7. Краус Карл (1874—1936), австрийский поэт, публицист, писатель, издавал литературно-полемический журнал «Факел» (1899—1936). Первооткрыватель и пропагандист творчества О. Кокошки.
8. Кокошка Оскар (1886—1980), австрийский живописец, график, драматург, в 1910—1920-е теснейшим образом связанный с Германией. 1908—1909 — учился в венской Школе прикладного искусства; в 1910— 1911 жил в Берлине, сотрудничал с журналом «Штурм», в значительной мере определяя его лицо в это время. Персональная выставка работ в галерее П. Кассирера; 1911 — возвращается в Вену, ассистент Школы прикладного искусства; 1912 — участник выставки работ «Зондербунда» в Кёльне; 1913 — участник выставки «Первого Осеннего немецкого салона»; 1914 — член берлинского Свободного Сецессиона. После ранения (1915) возвращается в Берлин; в 1917 — переселяется в Дрезден; 1919 — 1924 — профессор Дрезденской Академии художеств.
9. Кузмин Михаил Алексеевич (1875—1936), поэт, драматург, композитор, переводчик и прозаик. Три года учился по классу композиции у А. Лядова и Н. Римского-Корсакова в Петербургской консерватории.
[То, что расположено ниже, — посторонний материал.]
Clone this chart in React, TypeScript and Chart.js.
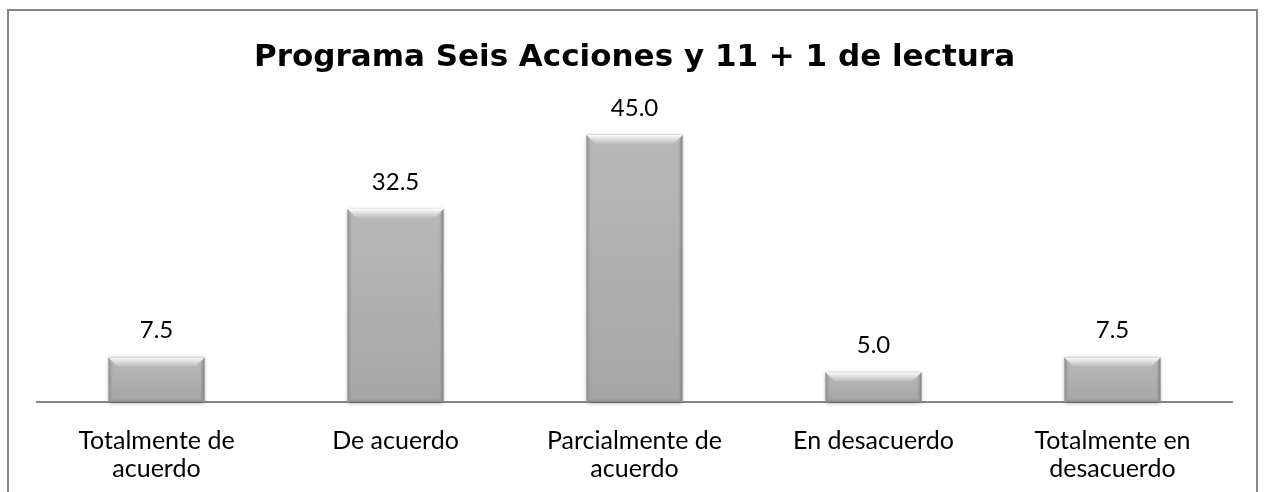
import React, { useEffect, useRef } from "react";
import { Chart, registerables } from "chart.js";
Chart.register(...registerables);

const TITLE = "Programa Seis Acciones y 11 + 1 de lectura";
const categories: string[][] = [
  ["Totalmente de", "acuerdo"],
  ["De acuerdo"],
  ["Parcialmente de", "acuerdo"],
  ["En desacuerdo"],
  ["Totalmente en", "desacuerdo"],
];
const values: number[] = [7.5, 32.5, 45.0, 5.0, 7.5];
const Y_MAX = 50;

const LABEL_FONT = "Lato";

const bevelPlugin = {
  id: "bevelBars",
  beforeDatasetsDraw(chart: any) {
    const ctx = chart.ctx;
    const meta = chart.getDatasetMeta(0);
    ctx.save();
    ctx.shadowColor = "rgba(0,0,0,0.35)";
    ctx.shadowBlur = 4;
    ctx.shadowOffsetY = 1;
    ctx.fillStyle = "#ababab";
    meta.data.forEach((el: any) => {
      const { x, y, base, width } = el.getProps(["x", "y", "base", "width"], true);
      ctx.fillRect(x - width / 2, y, width, base - y);
    });
    ctx.restore();
  },
  afterDatasetsDraw(chart: any) {
    const ctx = chart.ctx;
    const meta = chart.getDatasetMeta(0);
    ctx.save();
    meta.data.forEach((el: any, i: number) => {
      const { x, y, base, width } = el.getProps(["x", "y", "base", "width"], true);
      const L = x - width / 2;
      const R = x + width / 2;
      const T = y;
      const B = base;
      const b = Math.min(9, (B - T) / 2);
      const face = ctx.createLinearGradient(0, T, 0, B);
      face.addColorStop(0, "#b8b8b8");
      face.addColorStop(1, "#a6a6a6");
      ctx.fillStyle = face;
      ctx.fillRect(L, T, width, B - T);
      const lg = ctx.createLinearGradient(L, 0, L + 5, 0);
      lg.addColorStop(0, "#8a8a8a");
      lg.addColorStop(1, "rgba(170,170,170,0)");
      ctx.fillStyle = lg;
      ctx.beginPath();
      ctx.moveTo(L, T);
      ctx.lineTo(L + 5, T + b);
      ctx.lineTo(L + 5, B - 3);
      ctx.lineTo(L, B);
      ctx.closePath();
      ctx.fill();
      const rg = ctx.createLinearGradient(R - 5, 0, R, 0);
      rg.addColorStop(0, "rgba(170,170,170,0)");
      rg.addColorStop(1, "#7c7c7c");
      ctx.fillStyle = rg;
      ctx.beginPath();
      ctx.moveTo(R, T);
      ctx.lineTo(R - 5, T + b);
      ctx.lineTo(R - 5, B - 3);
      ctx.lineTo(R, B);
      ctx.closePath();
      ctx.fill();
      const bg = ctx.createLinearGradient(0, B - 4, 0, B);
      bg.addColorStop(0, "rgba(160,160,160,0)");
      bg.addColorStop(1, "#858585");
      ctx.fillStyle = bg;
      ctx.beginPath();
      ctx.moveTo(L, B);
      ctx.lineTo(L + 4, B - 4);
      ctx.lineTo(R - 4, B - 4);
      ctx.lineTo(R, B);
      ctx.closePath();
      ctx.fill();
      const tg = ctx.createLinearGradient(0, T, 0, T + b);
      tg.addColorStop(0, "#fbfbfb");
      tg.addColorStop(1, "#bdbdbd");
      ctx.fillStyle = tg;
      ctx.beginPath();
      ctx.moveTo(L, T);
      ctx.lineTo(R, T);
      ctx.lineTo(R - b, T + b);
      ctx.lineTo(L + b, T + b);
      ctx.closePath();
      ctx.fill();
      ctx.fillStyle = "#000000";
      ctx.font = `24px ${LABEL_FONT}`;
      ctx.textAlign = "center";
      ctx.textBaseline = "alphabetic";
      ctx.fillText(values[i].toFixed(1), x, T - 19);
    });
    ctx.restore();
  },
};

const CANVAS_W = 1264;
const CANVAS_H = 519;

export default function App() {
  const ref = useRef<HTMLCanvasElement | null>(null);
  useEffect(() => {
    if (!ref.current) return;
    const chart = new Chart(ref.current, {
      type: "bar",
      data: {
        labels: categories,
        datasets: [
          {
            data: values,
            backgroundColor: "#ababab",
            borderWidth: 0,
            barPercentage: 0.4,
            categoryPercentage: 1,
          },
        ],
      },
      options: {
        animation: false,
        responsive: false,
        maintainAspectRatio: false,
        devicePixelRatio: 1,
        layout: { padding: { left: 37, right: 32, top: 39, bottom: 11 } },
        plugins: {
          legend: { display: false },
          tooltip: { enabled: false },
          title: {
            display: true,
            text: TITLE,
            color: "#000000",
            font: { family: "DejaVu Sans", size: 31, weight: "bold", lineHeight: 1.2 },
            padding: { top: 0, bottom: 29 },
          },
        },
        scales: {
          x: {
            grid: { display: false, drawTicks: false },
            border: { display: true, color: "#868686", width: 2 },
            ticks: {
              color: "#000000",
              font: { family: LABEL_FONT, size: 25, lineHeight: "28px" },
              padding: 25,
              maxRotation: 0,
              minRotation: 0,
              autoSkip: false,
            },
          },
          y: {
            display: false,
            min: 0,
            max: Y_MAX,
          },
        },
      },
      plugins: [bevelPlugin],
    });
    return () => chart.destroy();
  }, []);
  return (
    <div>
      <canvas
        ref={ref}
        width={CANVAS_W}
        height={CANVAS_H}
        style={{ position: "fixed", left: 0, top: 0, width: CANVAS_W, height: CANVAS_H, background: "#ffffff" }}
      />
      <div
        style={{
          position: "fixed",
          left: 7,
          top: 9,
          width: 1251,
          height: 600,
          border: "2px solid #878787",
          boxSizing: "border-box",
          pointerEvents: "none",
        }}
      />
    </div>
  );
}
В молодости путешествовал по Русскому Северу, был в Египте, в Италии. До 1905 г. писал лишь вокальные тексты к своим композициям, в печати выступил в 1905 г., первая книга стихов «Сети» вышла в 1908 г. В начале своего творческого пути примыкал к символистам. В 1910 г. в журнале «Аполлон» вышла его статья «О прекрасной ясности», в которой он требовал от литературы логики и прозрачности (отсюда его термин «кларизм»), подготовив тем самым почву под появившееся вскоре поэтическое течение — акмеизм, к которому он формально не примкнул. Изощренная стилизация под куртуазный XVIII век роднила поэзию Кузмина с творчеством художников «Мира искусства» — Сомова, Бенуа, Судейкина. С музыкой Кузмина шел на сцене «Балаганчик» А. Блока, среди переводов — «Золотой осел» Апулея, печатающийся и поныне. Взятое из цикла «Венок весен» стихотворение для «Синего всадника» перевел на немецкий язык В. Кандинский.